As at FY16, 36% of Serba Dinamik’s audited turnover came from Malaysia, with Qatar — where a regional diplomatic row has cast uncertainty on businesses — the second-largest market with 18.5%. Saudi Arabia, Bahrain and the United Arab Emirates collectively accounted for another 30.2% of revenue that year, according to Bloomberg data.

He also noted that Serba Dinamik’s overseas operations have a natural hedge — both revenue and cost are mainly in US dollars.

That would mean profit margins would stay largely intact despite distortions in the figures due to forex movements.

To recap, Serba Dinamik clinched its maiden venture into Africa last October via a 25:75 partnership to set up a chlor-alkali plant in Tanzania.

As part of the joint venture, Serba Dinamik will also participate in the engineering, procurement, construction and commissioning (EPCC) works worth RM295.26 million.

Ground-breaking for the chlor-alkali plant is slated for mid-April, said Abdul Karim.

The group is also actively bidding for opportunities in Central Asia, with 10 proposals collectively worth US$5 billion (RM19.35 billion). Abdul Karim indicated that the group’s historical success rate is about 50%.

The rapid expansion pace has supported its share price performance. Its share price had risen as much as 144%, to RM3.66 on Feb 28, from its listing price of RM1.50.

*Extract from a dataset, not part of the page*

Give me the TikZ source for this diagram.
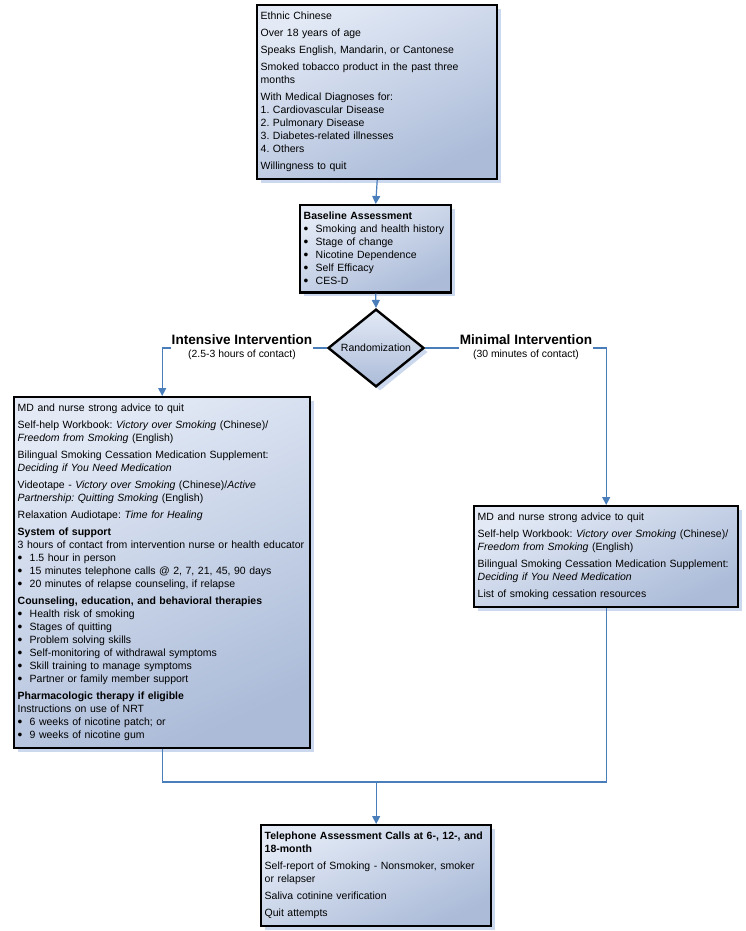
\documentclass[tikz,border=0pt]{standalone}
\usepackage{fontspec}
\setmainfont{Liberation Sans}
\usetikzlibrary{arrows.meta,positioning,shapes.geometric,shadows}
\definecolor{boxtop}{HTML}{E3EAF6}
\definecolor{boxbot}{HTML}{ABBBD8}
\definecolor{shadowblue}{HTML}{CBD8EE}
\definecolor{lineblue}{HTML}{4A7EBB}
\frenchspacing
\newcommand\bul{\makebox[12pt][l]{\raisebox{-0.5pt}{\scalebox{1.3}{\textbullet}}}}
\newcommand\subfont{\fontsize{10.4}{11}\selectfont\mdseries}
\tikzset{
  box/.style    ={draw=black,line width=2.4pt,top color=boxtop,bottom color=boxbot,
                  shading angle=25,
                  drop shadow={fill=shadowblue,opacity=1,shadow xshift=4pt,shadow yshift=-4pt},
                  inner xsep=3.5pt,inner ysep=7pt,anchor=north west,align=left,
                  font=\fontsize{10.5}{13}\selectfont},
  decis/.style  ={diamond,draw=black,line width=2.4pt,top color=boxtop,bottom color=boxbot,
                  drop shadow={fill=shadowblue,opacity=1,shadow xshift=4pt,shadow yshift=-4pt},
                  minimum width=96pt,minimum height=71pt,inner sep=0pt,
                  font=\fontsize{10.5}{12}\selectfont},
  ln/.style     ={draw=lineblue,line width=1.2pt},
  lnarr/.style  ={ln,-{Triangle[length=8pt,width=8pt]}},
  lbl/.style    ={fill=white,inner sep=1pt,align=center,font=\fontsize{13.6}{14}\selectfont\bfseries},
}

\begin{document}
\begin{tikzpicture}[x=1pt,y=-1pt]
\useasboundingbox (0,0) rectangle (746,931);

%% ---------------- boxes ----------------
\node[box,text width=233pt] (crit) at (256,4) {%
  Ethnic Chinese\\[4pt]
  Over 18 years of age\\[4pt]
  Speaks English, Mandarin, or Cantonese\\[4pt]
  Smoked tobacco product in the past three\\
  months\\[4pt]
  With Medical Diagnoses for:\\
  1. Cardiovascular Disease\\
  2. Pulmonary Disease\\
  3. Diabetes-related illnesses\\
  4. Others\\[4pt]
  Willingness to quit};

\node[box,text width=144pt] (base) at (299,204) {%
  \textbf{Baseline Assessment}\\
  \bul Smoking and health history\\
  \bul Stage of change\\
  \bul Nicotine Dependence\\
  \bul Self Efficacy\\
  \bul CES-D};

\node[decis] (rand) at (376,348) {Randomization};

\node[box,text width=289pt] (intens) at (13,396) {%
  MD and nurse strong advice to quit\\[4pt]
  Self-help Workbook: \textit{Victory over Smoking} (Chinese)/\\
  \textit{Freedom from Smoking} (English)\\[4pt]
  Bilingual Smoking Cessation Medication Supplement:\\
  \textit{Deciding if You Need Medication}\\[4pt]
  Videotape - \textit{Victory over Smoking} (Chinese)/\textit{Active}\\
  \textit{Partnership: Quitting Smoking} (English)\\[4pt]
  Relaxation Audiotape: \textit{Time for Healing}\\[4pt]
  \textbf{System of support}\\
  3 hours of contact from intervention nurse or health educator\\
  \bul 1.5 hour in person\\
  \bul 15 minutes telephone calls @ 2, 7, 21, 45, 90 days\\
  \bul 20 minutes of relapse counseling, if relapse\\[4pt]
  \textbf{Counseling, education, and behavioral therapies}\\
  \bul Health risk of smoking\\
  \bul Stages of quitting\\
  \bul Problem solving skills\\
  \bul Self-monitoring of withdrawal symptoms\\
  \bul Skill training to manage symptoms\\
  \bul Partner or family member support\\[4pt]
  \textbf{Pharmacologic therapy if eligible}\\
  Instructions on use of NRT\\
  \bul 6 weeks of nicotine patch; or\\
  \bul 9 weeks of nicotine gum};

\node[box,text width=257pt] (minim) at (473,505) {%
  MD and nurse strong advice to quit\\[4pt]
  Self-help Workbook: \textit{Victory over Smoking} (Chinese)/\\
  \textit{Freedom from Smoking} (English)\\[4pt]
  Bilingual Smoking Cessation Medication Supplement:\\
  \textit{Deciding if You Need Medication}\\[4pt]
  List of smoking cessation resources};

\node[box,text width=223pt] (follow) at (260,824) {%
  \textbf{Telephone Assessment Calls at 6-, 12-, and}\\
  \textbf{18-month}\\[4pt]
  Self-report of Smoking - Nonsmoker, smoker\\
  or relapser\\[4pt]
  Saliva cotinine verification\\[4pt]
  Quit attempts};

%% ---------------- connectors ----------------
\coordinate (midrow) at (0,782);
\coordinate (merge) at (follow.north |- midrow);

\draw[lnarr] (crit.south) -- (base.north);
\draw[lnarr] (base.south) -- (rand.north);
\draw[lnarr] (rand.west) -| (intens.north);
\draw[lnarr] (rand.east) -| (minim.north);
\draw[ln] (intens.south) |- (merge) -| (minim.south);
\draw[lnarr] (merge) -- (follow.north);

%% arm labels sit on top of the lines
\node[lbl] (intlbl) at (242,347) {Intensive Intervention\\[-1pt]
  {\subfont (2.5-3 hours of contact)}};
\node[lbl] (minlbl) at (526,347) {Minimal Intervention\\[-1pt]
  {\subfont (30 minutes of contact)}};

\end{tikzpicture}
\end{document}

However, last week the stock dropped 15.3% over five consecutive trading days as talks of a trade war shook markets.

Yesterday, the stock ended higher for the first time in six trading days, up 4.17% or 12 sen to close at RM3.00, giving it a market capitalisation of RM4.41 billion.

The emerging question is whether Serba Dinamik can sustain its rapid expansion pace since being listed on Feb 8, 2017.

Since being listed, its outstanding order book has grown to RM6 billion from RM3.6 billion. It is targeting RM7.5 billion for 2018.

Apart from EPCC and operations and maintenance (O&M) works, the group has also gone into power production, water treatment, as well as an industrial park project in Pengerang, Johor.

The strain is beginning to show. Its unaudited financial statements for FY17 indicated that the group increased its cash position by RM114.74 million — thanks to the listing proceeds of RM407.1 million.

On Jan 9, Serba Dinamik proposed a rights issue to raise up to RM433.88 million by issuing as much as 133.5 million shares or 10% of outstanding shares.

Proceeds would be used for its Pengerang development and as working capital for its Tanzanian project, it said.

An analyst who declined to be identified told The Edge Financial Daily that Serba Dinamik needs heavy working capital and would need to manage this area delicately to avoid being overstretched down the road.

A UOB Kay Hian report dated March 15 said EPCC jobs require high capital upfront compared to O&M jobs. From its RM6 billion outstanding order book, a third comprises EPCC contracts, the report noted.

A possible dilemma would be that cash calls would dilute minority shareholders’ stakes. While borrowings may avoid that situation, higher interest payments would cut into earnings which may lead to lower dividends.

Serba Dinamik has a dividend policy of paying out at least 30% of net profits.

When asked about concerns over the need for funding, Abdul Karim said Serba Dinamik remains on strong footing. This year, the focus is on executing projects in hand, he said.

He added that the group has room to borrow funds if necessary and will find a balance between equity expansion and gearing up.

The group had RM604.86 million in short-term borrowings as at Dec 31, 2017. Coupled with long-term borrowings of RM84.73 million offset against RM293.2 million cash, its net gearing stood at 0.28 times.

“So there is still a lot of room that we can utilise. The guideline we have put internally is that gearing should not exceed 2.0 times, but we would like to stay between 1.0 to 1.5 times,” he says.